Inhale with feeling the feeling you feel that is blocking your heart.
Exhale . . . when you exhale you exhale with the energy feeling consciousness that heals or changes the constriction. For example, if you are tight and frozen, you breath out relaxation and movement. If you are angry, you breath out peace. If you are forlorn, you breath out hope. If you are afraid, you breath out comfort and safety. If you feel sick, you breath out health. If you are in pain, you breath out freedom and joy and release of pain.
This practice of Tonglen will help you clear your heart. Sometimes you might want to direct the clearing energy toward the person with whom there is struggle. This will change your relationship and when you meet or talk again, you will relate differently and hopefully with greater appreciation of each other and more honesty. Sometimes you are clearing your own inner relationship of a NO to a Yes. You inhale your depression or your alcoholic addiction or eating problem or smoking problem, and you exhale a new healthy response to yourself. It might not change your behavior overnight, but it will begin to change you in a positive way.

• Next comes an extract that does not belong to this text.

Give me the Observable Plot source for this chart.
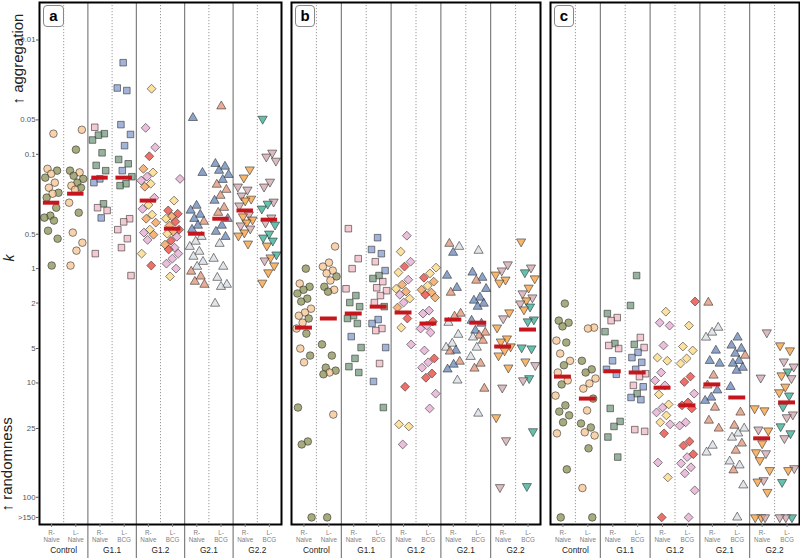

You can use the practice of TONGLEN many times a day. A minute of Tonglen will relax you and shift any problem you are having with a loved one, a child, a boss or employee, a personal struggle. It gives you a way to actually do something positive about negative feelings and patterns instead of just saying NO somehow to another person or yourself. Tonglen is a very effective and efficient way to change a NO response into a YES.